Restate the listing that follows word for word, without its pictures.

## BEGIN

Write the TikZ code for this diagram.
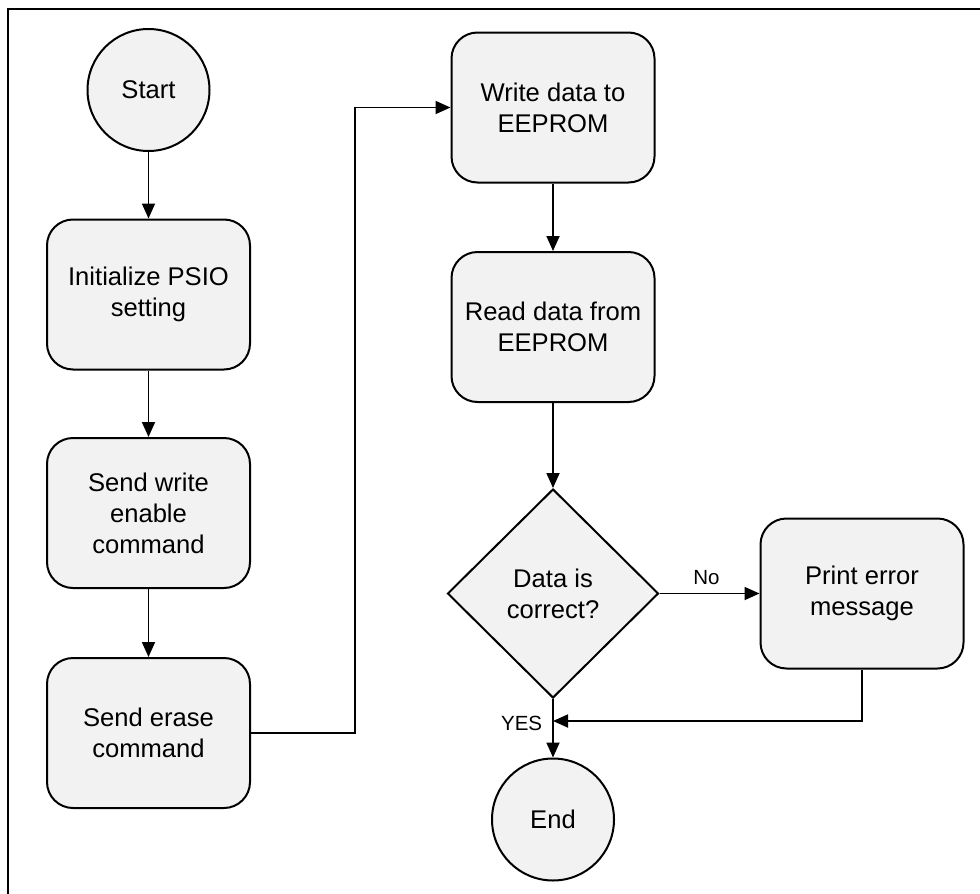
\documentclass[tikz,border=0pt]{standalone}
\usepackage{fontspec}
\setmainfont{Liberation Sans}
\usetikzlibrary{shapes.geometric,arrows.meta}
\definecolor{boxfill}{RGB}{242,242,242}
\begin{document}
\begin{tikzpicture}[x=1pt,y=-1pt,
  base/.style={draw=black, line width=2pt, fill=boxfill, inner sep=0pt, align=center, font=\fontsize{25.6}{31}\selectfont},
  proc/.style={base, rectangle, rounded corners=26pt, minimum width=203pt, minimum height=150pt},
  term/.style={base, circle, minimum size=122pt},
  decision/.style={base, diamond, minimum width=211pt, minimum height=209pt},
  arr/.style={line width=1.8pt, -{Triangle[length=15pt,width=13pt]}},
  lbl/.style={font=\fontsize{20.5}{24}\selectfont, inner sep=0pt},
  frame/.style={line width=2.4pt}
]
\useasboundingbox (0,0) rectangle (980,894);
\draw[frame] (8,894) -- (8,9) -- (980,9);

\node[term] (start) at (148.5,90) {Start};
\node[proc] (init) at (148.5,294.5) {Initialize PSIO\\setting};
\node[proc] (sendwe) at (148.5,513) {Send write\\enable\\command};
\node[proc] (erase) at (148.5,733) {Send erase\\command};
\node[proc] (write) at (553,107.5) {Write data to\\EEPROM};
\node[proc] (read) at (553,327) {Read data from\\EEPROM};
\node[decision] (dec) at (553,593.5) {Data is\\correct?};
\node[proc] (err) at (862,593.5) {Print error\\message};
\node[term] (end) at (553,819.5) {End};

\coordinate (bend) at (355,420);
\coordinate (join) at (553,721);

\draw[arr] (start) -- (init);
\draw[arr] (init) -- (sendwe);
\draw[arr] (sendwe) -- (erase);
\draw[arr] (erase.east) -| (bend) |- (write.west);
\draw[arr] (write) -- (read);
\draw[arr] (read) -- (dec.north);
\draw[arr] (dec.east) -- (err.west) node[lbl, pos=0.47, yshift=16pt] {No};
\draw[arr] (dec.south) -- (end.north) node[lbl, pos=0.41, left=10pt] {YES};
\draw[arr] (err.south) |- (join);
\end{tikzpicture}
\end{document}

## END

**Solution:**
Write the TikZ code for this diagram.
\documentclass[tikz,border=0pt]{standalone}
\usepackage{fontspec}
\setmainfont{Liberation Sans}
\usetikzlibrary{shapes.geometric,arrows.meta}
\definecolor{boxfill}{RGB}{242,242,242}
\begin{document}
\begin{tikzpicture}[x=1pt,y=-1pt,
  base/.style={draw=black, line width=2pt, fill=boxfill, inner sep=0pt, align=center, font=\fontsize{25.6}{31}\selectfont},
  proc/.style={base, rectangle, rounded corners=26pt, minimum width=203pt, minimum height=150pt},
  term/.style={base, circle, minimum size=122pt},
  decision/.style={base, diamond, minimum width=211pt, minimum height=209pt},
  arr/.style={line width=1.8pt, -{Triangle[length=15pt,width=13pt]}},
  lbl/.style={font=\fontsize{20.5}{24}\selectfont, inner sep=0pt},
  frame/.style={line width=2.4pt}
]
\useasboundingbox (0,0) rectangle (980,894);
\draw[frame] (8,894) -- (8,9) -- (980,9);

\node[term] (start) at (148.5,90) {Start};
\node[proc] (init) at (148.5,294.5) {Initialize PSIO\\setting};
\node[proc] (sendwe) at (148.5,513) {Send write\\enable\\command};
\node[proc] (erase) at (148.5,733) {Send erase\\command};
\node[proc] (write) at (553,107.5) {Write data to\\EEPROM};
\node[proc] (read) at (553,327) {Read data from\\EEPROM};
\node[decision] (dec) at (553,593.5) {Data is\\correct?};
\node[proc] (err) at (862,593.5) {Print error\\message};
\node[term] (end) at (553,819.5) {End};

\coordinate (bend) at (355,420);
\coordinate (join) at (553,721);

\draw[arr] (start) -- (init);
\draw[arr] (init) -- (sendwe);
\draw[arr] (sendwe) -- (erase);
\draw[arr] (erase.east) -| (bend) |- (write.west);
\draw[arr] (write) -- (read);
\draw[arr] (read) -- (dec.north);
\draw[arr] (dec.east) -- (err.west) node[lbl, pos=0.47, yshift=16pt] {No};
\draw[arr] (dec.south) -- (end.north) node[lbl, pos=0.41, left=10pt] {YES};
\draw[arr] (err.south) |- (join);
\end{tikzpicture}
\end{document}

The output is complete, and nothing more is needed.